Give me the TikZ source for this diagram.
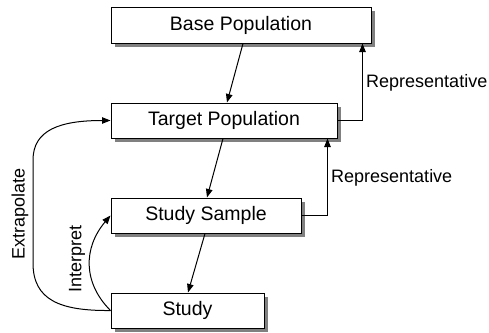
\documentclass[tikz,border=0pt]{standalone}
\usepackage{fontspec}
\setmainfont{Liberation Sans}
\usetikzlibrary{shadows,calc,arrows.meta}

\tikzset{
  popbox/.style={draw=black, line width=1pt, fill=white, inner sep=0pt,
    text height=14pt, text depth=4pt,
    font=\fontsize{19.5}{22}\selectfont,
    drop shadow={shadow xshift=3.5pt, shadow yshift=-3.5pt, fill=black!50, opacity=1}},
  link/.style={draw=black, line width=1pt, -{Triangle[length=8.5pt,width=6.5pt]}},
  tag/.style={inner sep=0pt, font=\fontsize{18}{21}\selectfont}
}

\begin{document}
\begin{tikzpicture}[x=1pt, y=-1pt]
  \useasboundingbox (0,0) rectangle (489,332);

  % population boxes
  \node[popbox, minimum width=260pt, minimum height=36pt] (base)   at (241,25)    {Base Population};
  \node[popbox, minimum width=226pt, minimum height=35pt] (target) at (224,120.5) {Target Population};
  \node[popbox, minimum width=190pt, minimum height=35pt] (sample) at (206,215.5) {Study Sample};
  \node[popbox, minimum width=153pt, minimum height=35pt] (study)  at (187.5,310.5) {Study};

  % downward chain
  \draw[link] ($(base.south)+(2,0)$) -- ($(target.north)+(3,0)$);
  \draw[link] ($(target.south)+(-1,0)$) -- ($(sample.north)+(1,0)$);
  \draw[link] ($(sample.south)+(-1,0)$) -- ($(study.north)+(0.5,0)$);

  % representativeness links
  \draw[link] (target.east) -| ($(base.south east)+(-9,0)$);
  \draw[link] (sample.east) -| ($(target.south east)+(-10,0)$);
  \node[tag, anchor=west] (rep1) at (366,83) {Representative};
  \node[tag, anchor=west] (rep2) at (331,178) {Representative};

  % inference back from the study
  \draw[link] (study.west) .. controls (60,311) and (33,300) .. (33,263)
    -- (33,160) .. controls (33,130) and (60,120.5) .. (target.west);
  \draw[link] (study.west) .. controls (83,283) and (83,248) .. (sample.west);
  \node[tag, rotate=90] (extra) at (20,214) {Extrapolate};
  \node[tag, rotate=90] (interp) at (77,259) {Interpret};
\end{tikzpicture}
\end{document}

++++++++++++++++++++

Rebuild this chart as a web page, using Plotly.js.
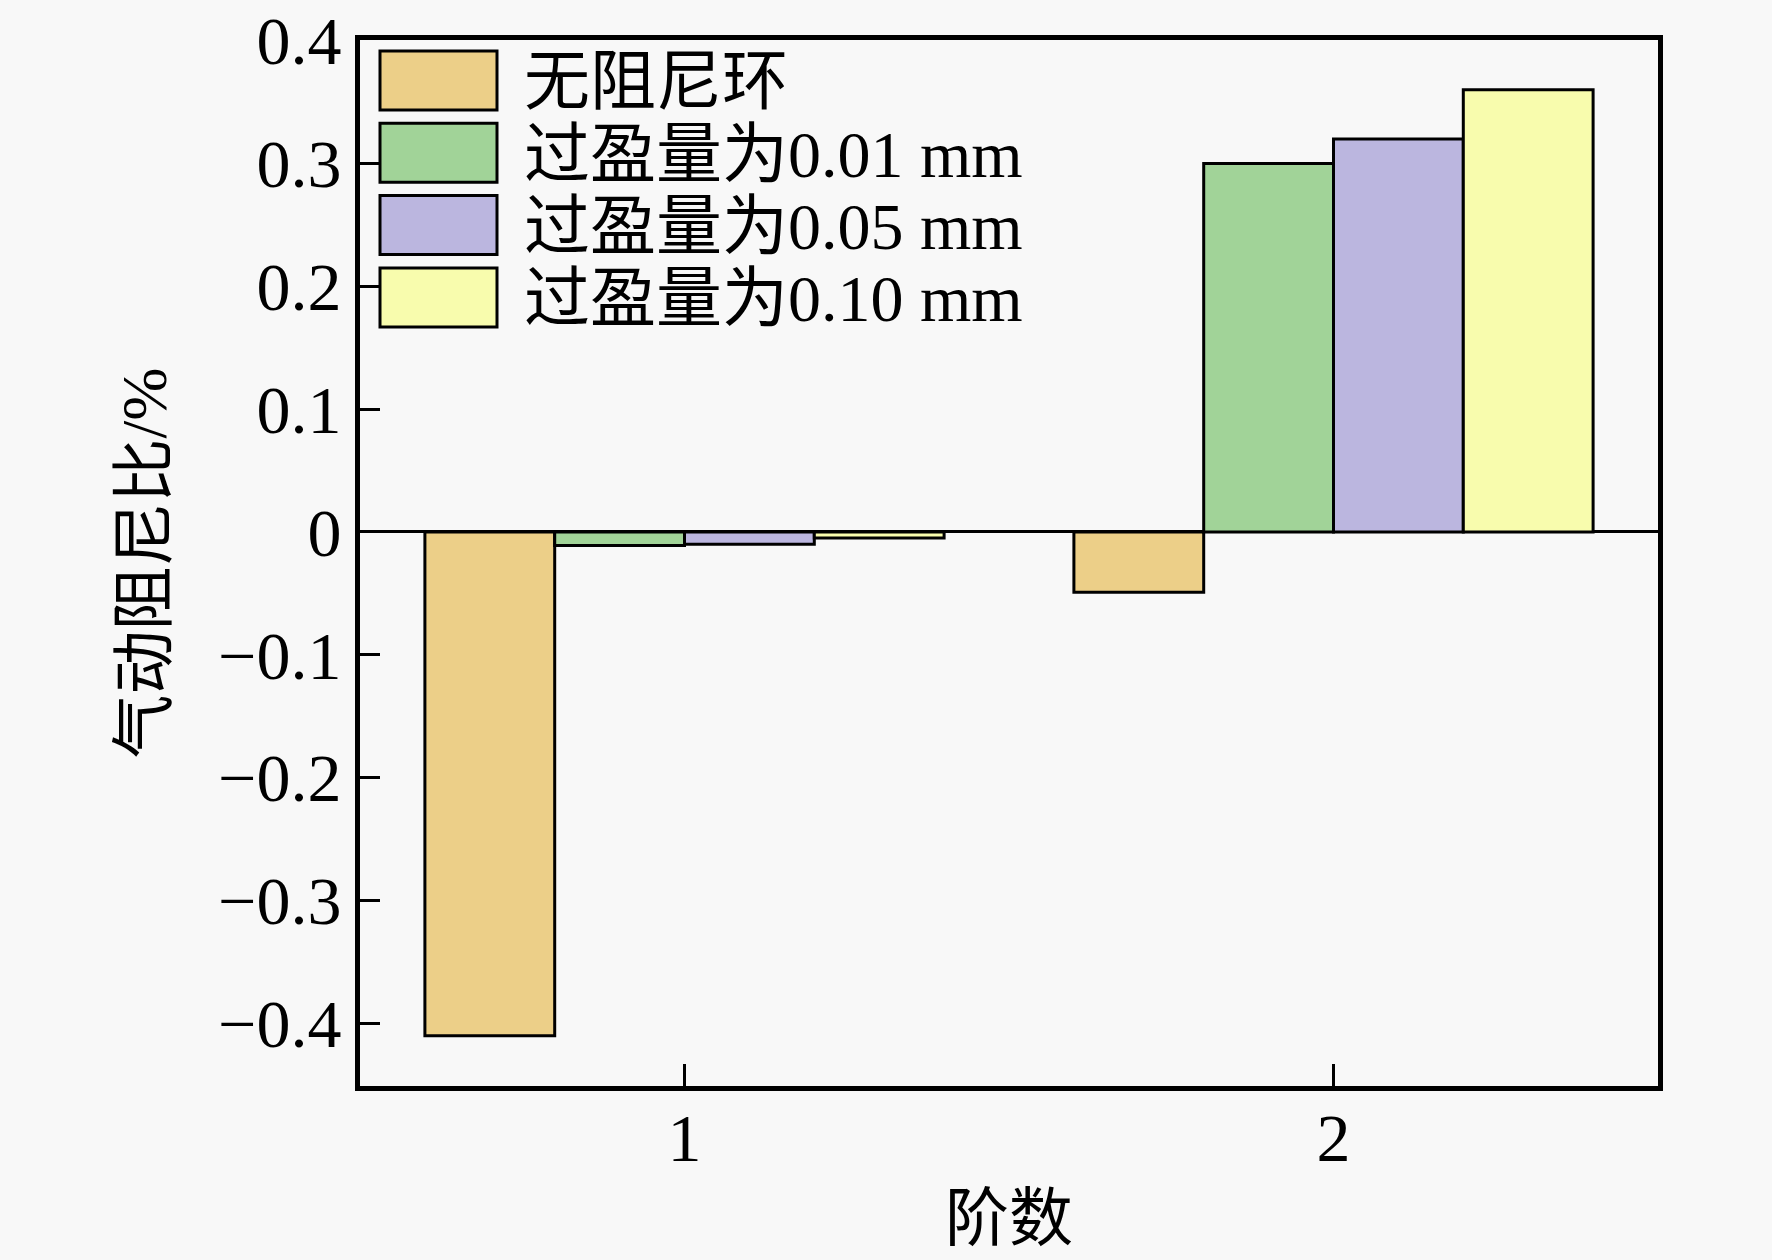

++++++++++++++++++++

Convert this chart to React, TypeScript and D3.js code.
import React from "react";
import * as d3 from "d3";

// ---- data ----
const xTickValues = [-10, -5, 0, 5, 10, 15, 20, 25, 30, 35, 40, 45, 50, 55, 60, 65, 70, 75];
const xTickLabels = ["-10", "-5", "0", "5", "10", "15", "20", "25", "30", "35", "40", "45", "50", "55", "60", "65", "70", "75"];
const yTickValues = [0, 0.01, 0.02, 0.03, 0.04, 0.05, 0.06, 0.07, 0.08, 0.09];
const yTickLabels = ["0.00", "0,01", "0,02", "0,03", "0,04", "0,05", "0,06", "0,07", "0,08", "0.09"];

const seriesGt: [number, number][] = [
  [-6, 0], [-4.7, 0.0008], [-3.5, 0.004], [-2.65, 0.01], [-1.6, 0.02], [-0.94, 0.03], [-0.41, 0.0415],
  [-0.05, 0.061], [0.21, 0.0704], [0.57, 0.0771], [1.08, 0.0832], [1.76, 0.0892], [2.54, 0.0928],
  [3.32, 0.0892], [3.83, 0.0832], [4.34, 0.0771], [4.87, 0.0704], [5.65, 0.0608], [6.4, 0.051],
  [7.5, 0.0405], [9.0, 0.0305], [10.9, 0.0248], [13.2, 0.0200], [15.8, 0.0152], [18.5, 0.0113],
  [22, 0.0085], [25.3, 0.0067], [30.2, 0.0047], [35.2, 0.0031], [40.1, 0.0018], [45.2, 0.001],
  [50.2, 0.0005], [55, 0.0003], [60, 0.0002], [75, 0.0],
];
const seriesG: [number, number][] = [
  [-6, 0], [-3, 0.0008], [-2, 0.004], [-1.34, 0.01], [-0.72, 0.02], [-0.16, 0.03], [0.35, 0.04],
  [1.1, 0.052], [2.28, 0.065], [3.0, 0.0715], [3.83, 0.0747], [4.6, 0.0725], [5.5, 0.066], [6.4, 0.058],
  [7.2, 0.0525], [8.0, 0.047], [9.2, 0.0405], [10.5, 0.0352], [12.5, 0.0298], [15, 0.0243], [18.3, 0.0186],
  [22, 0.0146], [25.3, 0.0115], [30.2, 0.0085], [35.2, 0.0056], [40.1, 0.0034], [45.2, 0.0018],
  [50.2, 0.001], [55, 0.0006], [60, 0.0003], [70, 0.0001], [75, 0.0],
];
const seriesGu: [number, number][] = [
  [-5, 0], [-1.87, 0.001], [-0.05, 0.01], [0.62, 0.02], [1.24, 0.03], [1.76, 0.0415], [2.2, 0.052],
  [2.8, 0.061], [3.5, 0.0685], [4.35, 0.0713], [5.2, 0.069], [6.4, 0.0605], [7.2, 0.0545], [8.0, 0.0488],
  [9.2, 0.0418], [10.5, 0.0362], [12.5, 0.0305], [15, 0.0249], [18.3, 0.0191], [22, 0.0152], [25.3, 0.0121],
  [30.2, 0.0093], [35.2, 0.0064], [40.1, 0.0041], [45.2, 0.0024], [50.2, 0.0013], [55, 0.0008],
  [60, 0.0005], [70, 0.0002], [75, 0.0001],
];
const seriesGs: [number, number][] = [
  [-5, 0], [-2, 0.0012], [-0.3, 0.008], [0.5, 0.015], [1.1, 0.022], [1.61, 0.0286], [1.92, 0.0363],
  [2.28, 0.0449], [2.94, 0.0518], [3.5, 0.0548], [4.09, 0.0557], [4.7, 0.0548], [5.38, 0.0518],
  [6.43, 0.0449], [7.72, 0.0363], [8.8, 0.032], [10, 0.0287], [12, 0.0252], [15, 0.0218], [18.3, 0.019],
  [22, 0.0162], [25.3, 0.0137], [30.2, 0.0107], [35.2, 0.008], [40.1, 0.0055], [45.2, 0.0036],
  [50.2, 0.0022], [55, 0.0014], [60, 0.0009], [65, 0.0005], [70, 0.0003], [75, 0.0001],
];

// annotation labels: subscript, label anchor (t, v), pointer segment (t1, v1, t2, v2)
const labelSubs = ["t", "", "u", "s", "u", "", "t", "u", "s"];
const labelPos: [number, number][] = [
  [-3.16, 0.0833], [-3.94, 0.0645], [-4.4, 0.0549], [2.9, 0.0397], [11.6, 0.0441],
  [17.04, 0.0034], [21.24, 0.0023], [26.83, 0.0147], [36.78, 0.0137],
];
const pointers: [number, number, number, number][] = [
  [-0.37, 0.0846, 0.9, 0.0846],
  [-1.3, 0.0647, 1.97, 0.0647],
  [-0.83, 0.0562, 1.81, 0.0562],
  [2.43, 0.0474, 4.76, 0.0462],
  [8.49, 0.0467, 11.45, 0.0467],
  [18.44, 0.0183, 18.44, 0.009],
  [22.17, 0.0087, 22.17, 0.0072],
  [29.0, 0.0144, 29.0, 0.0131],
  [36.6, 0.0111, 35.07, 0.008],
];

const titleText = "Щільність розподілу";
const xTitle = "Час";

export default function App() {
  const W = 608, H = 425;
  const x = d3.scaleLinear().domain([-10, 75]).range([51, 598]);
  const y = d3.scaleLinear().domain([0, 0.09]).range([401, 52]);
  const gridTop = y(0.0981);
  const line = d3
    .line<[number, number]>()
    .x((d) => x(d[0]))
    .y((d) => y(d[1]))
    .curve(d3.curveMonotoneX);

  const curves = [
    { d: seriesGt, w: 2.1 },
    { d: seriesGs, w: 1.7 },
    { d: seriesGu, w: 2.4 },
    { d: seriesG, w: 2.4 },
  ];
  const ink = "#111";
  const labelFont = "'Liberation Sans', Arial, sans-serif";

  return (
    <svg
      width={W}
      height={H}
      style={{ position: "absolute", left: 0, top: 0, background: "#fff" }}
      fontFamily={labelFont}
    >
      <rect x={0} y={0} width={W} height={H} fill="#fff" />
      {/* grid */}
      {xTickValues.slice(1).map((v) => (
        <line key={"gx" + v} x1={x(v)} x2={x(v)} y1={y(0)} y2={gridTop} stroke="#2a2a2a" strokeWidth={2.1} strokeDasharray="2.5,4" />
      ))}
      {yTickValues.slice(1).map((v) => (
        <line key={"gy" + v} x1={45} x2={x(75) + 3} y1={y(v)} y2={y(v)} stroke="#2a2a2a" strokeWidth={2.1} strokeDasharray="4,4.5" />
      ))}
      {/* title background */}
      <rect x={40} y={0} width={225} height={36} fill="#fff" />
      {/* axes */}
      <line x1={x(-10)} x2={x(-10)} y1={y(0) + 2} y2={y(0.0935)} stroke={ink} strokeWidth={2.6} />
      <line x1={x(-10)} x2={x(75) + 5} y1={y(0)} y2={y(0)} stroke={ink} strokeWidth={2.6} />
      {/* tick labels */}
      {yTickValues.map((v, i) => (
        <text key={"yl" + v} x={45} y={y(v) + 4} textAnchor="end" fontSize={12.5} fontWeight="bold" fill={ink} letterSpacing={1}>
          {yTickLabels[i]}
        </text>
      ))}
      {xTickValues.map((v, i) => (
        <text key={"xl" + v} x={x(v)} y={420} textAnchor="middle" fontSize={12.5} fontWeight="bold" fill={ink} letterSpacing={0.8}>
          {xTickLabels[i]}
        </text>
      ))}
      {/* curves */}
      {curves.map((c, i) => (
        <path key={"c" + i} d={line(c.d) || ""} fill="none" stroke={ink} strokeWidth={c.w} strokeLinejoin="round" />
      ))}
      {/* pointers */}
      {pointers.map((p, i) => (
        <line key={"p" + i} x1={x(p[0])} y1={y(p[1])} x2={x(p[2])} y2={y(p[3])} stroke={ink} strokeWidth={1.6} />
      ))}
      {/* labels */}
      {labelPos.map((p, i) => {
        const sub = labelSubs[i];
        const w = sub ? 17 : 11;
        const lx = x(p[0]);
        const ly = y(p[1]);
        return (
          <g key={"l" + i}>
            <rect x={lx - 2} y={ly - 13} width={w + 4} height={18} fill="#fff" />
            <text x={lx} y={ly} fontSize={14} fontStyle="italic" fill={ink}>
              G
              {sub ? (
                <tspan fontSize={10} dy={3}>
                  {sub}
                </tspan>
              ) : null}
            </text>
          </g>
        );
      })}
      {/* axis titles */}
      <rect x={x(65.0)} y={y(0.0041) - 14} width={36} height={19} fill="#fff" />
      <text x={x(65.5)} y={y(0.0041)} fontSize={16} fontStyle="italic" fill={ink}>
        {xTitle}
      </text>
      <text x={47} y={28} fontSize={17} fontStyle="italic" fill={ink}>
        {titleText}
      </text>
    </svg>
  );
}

++++++++++++++++++++

TASK DESCRIPTION - Take each line containing the string "React" and copy it out.

ANSWER -
Convert this chart to React, TypeScript and D3.js code.
import React from "react";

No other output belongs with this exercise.